Bien évidemment, tout étonnement devant ces universaux serait incongru, car, nous venons de le dire, les universaux fonctionnent aussi dans la société française ; faut-il rappeler que l'urine a des propriétés antiseptiques et que la Princesse Palatine en absorbait un petit verre tous les matins ? Ce que nous avons voulu dire, c'est que l'ethnologie comme la poésie permet de faire des liaisons et des relations inattendues – et nous avons appelé Léo Ferré et Victor Hugo en caution de Raymond Chasle, au cas où il en aurait besoin.
Mais la meilleure caution sera la lecture des documents présentés dans les pages qui suivent, et qui montrent bien comment Raymond Chasle a su à la fois s'adresser à des sources très diverses et centrer toujours sa pensée sur les mêmes objectifs. On pourra mesurer à quel point les différents thèmes s'ordonnent pour composer des "motifs" que seul l'auteur aurait pu utiliser, mais qui nous font regretter un peu plus que le livre prévu ne puisse être livré que sous cette forme provisoire – en chrysalide…

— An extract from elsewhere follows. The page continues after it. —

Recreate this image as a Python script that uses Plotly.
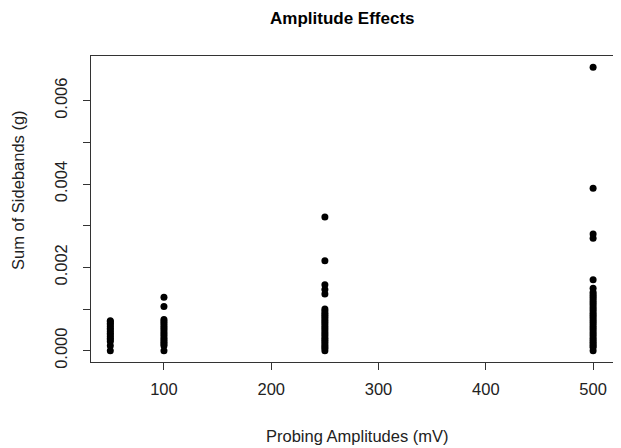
import plotly.graph_objects as go

# Data
amp_50 = [0.0, 0.00012, 0.00022, 0.00026, 0.0003, 0.00034, 0.00038, 0.00042, 0.00046,
          0.0005, 0.00054, 0.00058, 0.00062, 0.00066, 0.0007, 0.00072]
amp_100 = [0.0, 0.00012, 0.00016, 0.0002, 0.00025, 0.0003, 0.00035, 0.0004, 0.00045,
           0.0005, 0.00055, 0.0006, 0.00065, 0.0007, 0.00075, 0.00106, 0.00128]
amp_250 = [0.0, 0.00006, 0.0001, 0.00015, 0.0002, 0.00025, 0.0003, 0.00035, 0.0004,
           0.00045, 0.0005, 0.00055, 0.0006, 0.00065, 0.0007, 0.00075, 0.0008,
           0.00085, 0.0009, 0.00095, 0.001, 0.00136, 0.00147, 0.00158, 0.00216, 0.00321]
amp_500 = [0.0, 0.00008, 0.00012, 0.00016, 0.0002, 0.00025, 0.0003, 0.00035, 0.0004,
           0.00045, 0.0005, 0.00055, 0.0006, 0.00065, 0.0007, 0.00075, 0.0008, 0.00085,
           0.0009, 0.00095, 0.001, 0.00105, 0.0011, 0.00115, 0.0012, 0.00125, 0.0013,
           0.00135, 0.0014, 0.0015, 0.0017, 0.0027, 0.0028, 0.0039, 0.0068]

groups = [(50, amp_50), (100, amp_100), (250, amp_250), (500, amp_500)]
xs, ys = [], []
for amp, vals in groups:
    xs += [amp] * len(vals)
    ys += vals

x_tickvals = [100, 200, 300, 400, 500]
y_tickvals = [0.0, 0.001, 0.002, 0.003, 0.004, 0.005, 0.006]
y_ticktext = ["0.000", "", "0.002", "", "0.004", "", "0.006"]

FONT = "Liberation Sans, Arial, sans-serif"
TXT = "#222222"
FS = 16.5

# figure is drawn at an 8px page offset, so sizes are reduced accordingly
W, H = 613, 440
L, R, T, B = 83, 0, 48, 86
PW, PH = W - L - R, H - T - B


def px_to_paper_x(px):
    return (px - L) / PW


def px_to_paper_y(py):
    return (H - B - py) / PH


fig = go.Figure()
fig.add_trace(go.Scatter(
    x=xs, y=ys, mode="markers",
    marker=dict(color="black", size=7, line=dict(width=0)),
    showlegend=False, hoverinfo="x+y",
))

fig.update_layout(
    width=W, height=H,
    margin=dict(l=L, r=R, t=T, b=B, autoexpand=False),
    paper_bgcolor="white", plot_bgcolor="white",
    font=dict(family=FONT, size=FS, color=TXT),
    xaxis=dict(
        range=[32, 526], tickvals=x_tickvals, ticks="outside", ticklen=7,
        tickcolor="#333", showgrid=False, zeroline=False,
        showline=True, linecolor="#333", linewidth=1, mirror=True,
        ticklabelstandoff=5,
        tickfont=dict(family=FONT, size=FS, color=TXT),
    ),
    yaxis=dict(
        range=[-0.000272, 0.007072], tickvals=y_tickvals, ticktext=y_ticktext,
        ticks="outside", ticklen=7, tickcolor="#333", tickangle=-90,
        showgrid=False, zeroline=False,
        showline=True, linecolor="#333", linewidth=1, mirror=True,
        ticklabelstandoff=9,
        tickfont=dict(family=FONT, size=FS, color=TXT),
    ),
    annotations=[
        dict(text="<b>Amplitude Effects</b>", xref="paper", yref="paper",
             x=px_to_paper_x(334), y=px_to_paper_y(10), xanchor="center",
             yanchor="middle", showarrow=False, borderpad=0,
             font=dict(family=FONT, size=17, color="black")),
        dict(text="Probing Amplitudes (mV)", xref="paper", yref="paper",
             x=px_to_paper_x(349), y=px_to_paper_y(428), xanchor="center",
             yanchor="middle", showarrow=False,
             font=dict(family=FONT, size=FS, color=TXT)),
        dict(text="Sum of Sidebands (g)", xref="paper", yref="paper",
             x=px_to_paper_x(10), y=px_to_paper_y(182), xanchor="center",
             yanchor="middle", textangle=-90, showarrow=False,
             font=dict(family=FONT, size=FS, color=TXT)),
    ],
)

fig.write_html("out.html")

Nous espérons profondément que d'autres projets, d'autres programmes, ne seront pas compromis par la disparition prématurée de leur inventeur ; nous n'en évoquerons qu'un seul, assurément le plus séduisant ; la caution à Maurice de l'Institut de l'Océan Indien pour les Droits de l'Homme et la Démocratie. Là encore, il y a interdétermination des éléments. Il reste encore un long et difficile chemin à faire, mais comme dirait le poète, une chose est sûre : il va dans la direction du soleil levant.